Exploring Context-Aware Evaluation Metrics for Machine Translation
EMNLP 2023 Findings
Sentence-level MT metrics miss discourse-level errors. Cont-COMET extends the COMET framework with preceding and subsequent context, plus a content selection method to extract relevant information, improving both system-level and segment-level evaluation on WMT benchmarks.
Previous studies on machine translation evaluation mostly focused on the quality of individual sentences, while overlooking the important role of contextual information. Although WMT Metrics Shared Tasks have introduced context content into the human annotations of translation evaluation since 2019, the relevant metrics and methods still did not take advantage of the corresponding context. In this paper, we propose a context-aware machine translation evaluation metric called Cont-COMET, built upon the effective COMET framework. Our approach simultaneously considers the preceding and subsequent contexts of the sentence to be evaluated and trains our metric to be aligned with the setting during human annotation. We also introduce a content selection method to extract and utilize the most relevant information. The experiments and evaluation of Cont-COMET on the official test framework from WMT show improvements in both system-level and segment-level assessments.
The Sentence in Isolation
Machine translation evaluation has traditionally focused on individual sentences. Take a sentence, translate it, compare to a reference, compute a score. This works for simple cases, but real translation happens in context -- documents where sentences connect, where pronouns refer back, where terminology must stay consistent.
A translation that is perfect in isolation might be terrible in context. "She went to the bank" could be correct or wrong depending on whether the previous sentence talked about rivers or money. Sentence-level metrics cannot capture this. Since 2019, WMT Metrics Shared Tasks have incorporated context in human annotations, yet the automatic metrics themselves have not caught up.
The Gap
Human annotators at WMT already evaluate translations with surrounding context in view. But the automatic metrics they are compared against still score sentences one at a time -- creating a fundamental mismatch between how quality is judged and how it is measured.
Discourse Matters
We investigated how to incorporate document context into MT evaluation. The challenge is knowing what context helps and how to use it. Do we simply concatenate surrounding sentences? Weight them by proximity? Build more sophisticated representations of document structure?

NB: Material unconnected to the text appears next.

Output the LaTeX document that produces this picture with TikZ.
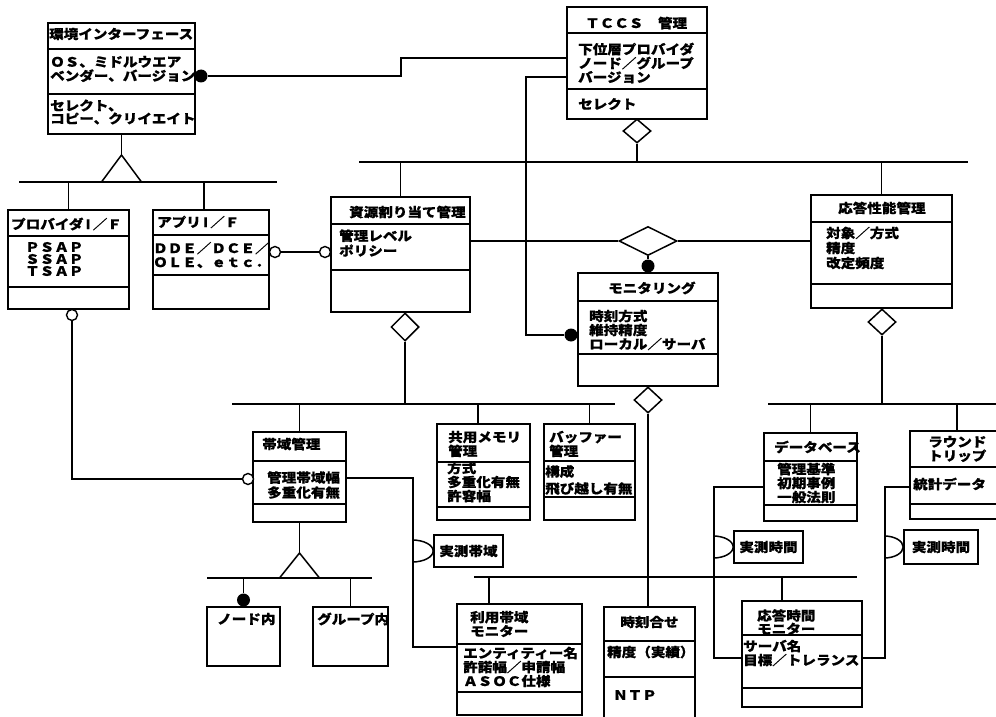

Different strategies suit different purposes. Catching coreference errors requires attention to pronouns and their antecedents. Measuring lexical consistency needs document-wide vocabulary tracking. Evaluating coherence requires understanding discourse relations.
Context Window
Gather the preceding and subsequent sentences around the target sentence to form a context window for evaluation.
Content Selection
Apply a content selection method to extract the most relevant contextual information, filtering noise from less useful surrounding text.
Context-Aware Encoding
Extend the COMET framework to encode source, hypothesis, reference, and their contexts jointly, producing context-sensitive representations.
Aligned Training
Train the metric to match WMT human annotations that were produced with context visible, aligning the metric's behavior with how humans actually judge translations.

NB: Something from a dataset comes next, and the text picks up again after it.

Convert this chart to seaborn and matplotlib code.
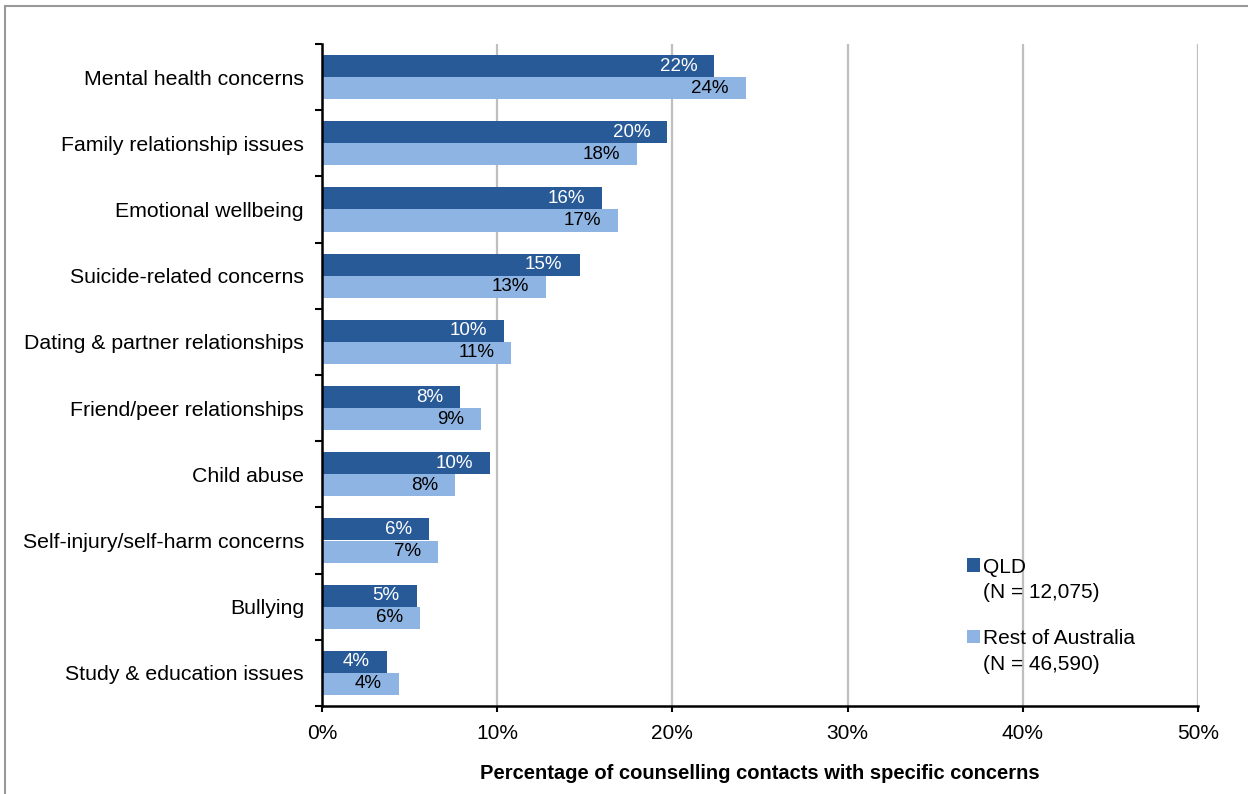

Context Integration Strategies
We systematically compared different ways of incorporating context: fixed windows of surrounding sentences, weighted attention to relevant context, and learned representations that capture discourse structure. Each approach has trade-offs between effectiveness and computational cost. The content selection method proved essential -- blindly including all surrounding text can introduce noise that hurts rather than helps.
What Context Reveals
Our experiments showed that context-aware metrics catch errors that sentence-level metrics miss. Pronoun translation errors, inconsistent terminology, and coherence breaks all become visible when evaluation considers the broader document. Human ratings on document-level quality correlate better with context-aware automatic metrics.

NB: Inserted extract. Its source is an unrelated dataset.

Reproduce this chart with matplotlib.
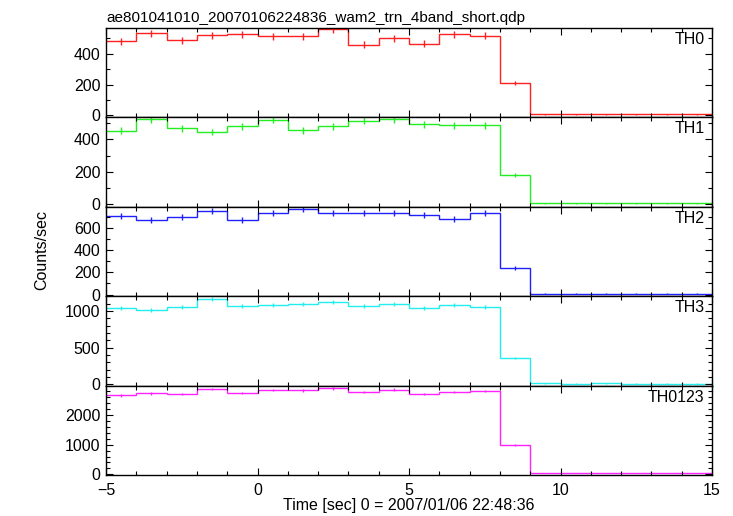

But context is not free -- it adds computational overhead and can sometimes introduce noise if the context itself is poorly translated. The key is knowing when context helps and how much to use. Our content selection approach addresses this by identifying and extracting the most informative parts of the surrounding text.
Evaluation on WMT Metrics Shared Task
| Metric | Context | System-Level | Segment-Level |
|---|---|---|---|
| COMET (baseline) | No | Baseline | Baseline |
| Cont-COMET (full context) | Yes | Improved | Improved |
| Cont-COMET (content selection) | Selected | Best | Best |
Key Findings
- Discourse Sensitivity: Context-aware metrics better capture coreference and coherence errors invisible to sentence-level evaluation
- Human Correlation: Improved alignment with human document-level judgments at both system and segment levels
- Content Selection Matters: Selectively extracting relevant context outperforms blindly concatenating all surrounding text
- Practical Guidelines: Recommendations for when and how to incorporate context into MT evaluation pipelines
Toward Document-Level Quality
As machine translation matures, document-level quality becomes increasingly important. This work provides a foundation for evaluation metrics that see beyond the sentence -- measuring not just whether individual sentences are translated correctly, but whether they work together as coherent documents.
Cont-COMET demonstrates that aligning metric training with the way humans actually evaluate -- in context -- is a simple but effective principle. The content selection mechanism ensures that this context is used wisely, not wastefully. Together, these ideas point toward a future where MT evaluation truly reflects the document-level quality that matters to real users.